Stephen Harper, who was president of the National Citizens' Coalition at the time, also signed the letter.
During a debate at the Manning Centre in 2009, Boessenkool praised the Harper government for getting out of bad policy decisions of Liberal previous government.
"On political correctness, there is no longer any credibility in this country for the Kelowna Accord, the Kyoto Accord or for court challenge programs," he said during the debate still available on Youtube.
At one time the government funded the court challenge program for cases considered important, but the Conservatives reduced funding to the program after taking office.
Boessenkool also said during the debate that by far the most important thing the Conservative government has done is it "stopped cold...a national, government-run, unionized child-care system and instead redirected billion of dollars so parents can make their own choices about their families."
As his voice broke, he admitted being passionate about the issue.
"I've given a lot of my life to promote these values."
His new job will make him one of Clark's closest advisors.
Clark, whose government mantra is "Families First," has spent most of her life in politics as a staunch federal Liberal supporter.
But she well knows the reality of B.C. politics is that forming a centre-right coalition is crucial to defeating the New Democrats.
As B.C. Liberal support plummeted over the government's disastrous introduction of the HST, support for the provincial Conservatives has been on the march, reaching 23 per cent in at least one poll.
Clark didn't deny Boessenkool's Conservative roots may help during the next election.
"Well we're a coalition party, there's no question about it.
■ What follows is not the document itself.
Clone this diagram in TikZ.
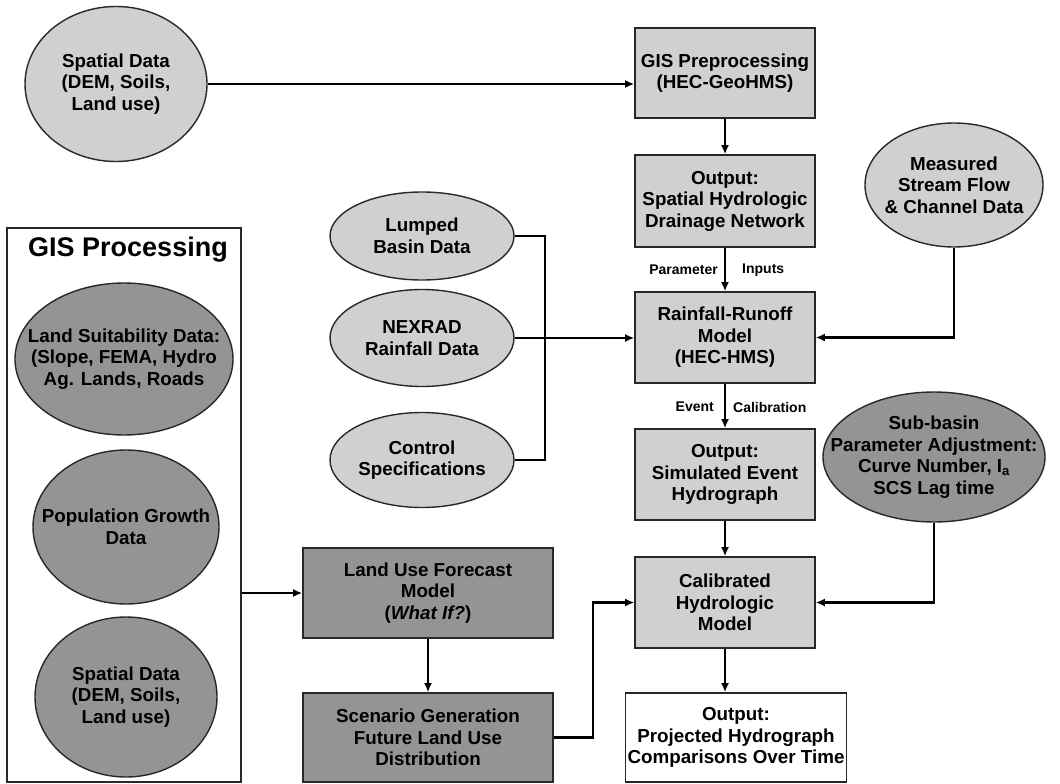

New Democrats get to run the economy every time our coalition breaks up."
In that vein, Clark said Boessenkool's main focus will be her jobs plan because he's a man who get's things done.
"He also understands that if we are going to make sure people get put to work in British Columbia, that we protect our economy, we have to come together as a coalition and make sure that we deliver on the jobs plan that we put every region in British Columbia to work," Clark said in an interview Friday.
"Once we've done that, I think people will look at us and say we want a free-enterprise government after the next election."
In 1996, Gordon Campbell's Liberal Party lost the provincial election to Glen Clark's New Democrats even though the Liberals had a larger percentage of the popular vote. The right-wing Reform party took more than nine per cent of that vote.
Campbell worked diligently afterwards to bring all right-leaning parties under one banner to defeat the NDP.
In 2001, Campbell's party won 77 seats, the NDP won just two.
Last year, Boessenkool launched the Alberta Blue Committee to set off a conversation about "critical issues facing the province -- including the need for those of us on the political right to have one political home," its website states.
Boessenkool describes himself on the website as a consultant, advisor, writer, political hack, policy wonk, economist and activist.
"I came out of the womb right wing," he said in the Who We Are section of the website. "Nothing I've seen or done since has changed my orientation."
B.C. Conservative Leader John Cummins said the new hire smacks of desperation on Clark's part.
The premier couldn't find a B.C. Conservative who might erode his voter base, so she went to Alberta, he said.
"I'm certainly not concerned, if anything, I'd have to say I was relieved because it makes it quite clear that Premier Clark cannot find someone with solid Conservative credentials in British Columbia that is prepared to go and work with her on the Titanic. It's as simple as that."
Cummins, former Conservative member of parliament, said he's known Boessenkool for several years as someone who has worked for the Tory government.
Hamish Telford, the head of the political science department at the University of the Fraser Valley, said Clark may have hired him over concern the right-of-centre vote would be divided in the next election.
"The Liberal Party isn't going to out-left the NDP, so by taking a more conservative tact, she may be hoping to ward off or fend off the Conservative threat in the province."
Boessenkool most recently worked at lobbying company GCI Canada in Ottawa. He was a policy analyst with the C.D. Howe Institute, taught Canadian public finance in the economics department at the University of Calgary and has published dozens of academic articles.
Boessenkool is married and has four daughters.
He declined a request for an interview.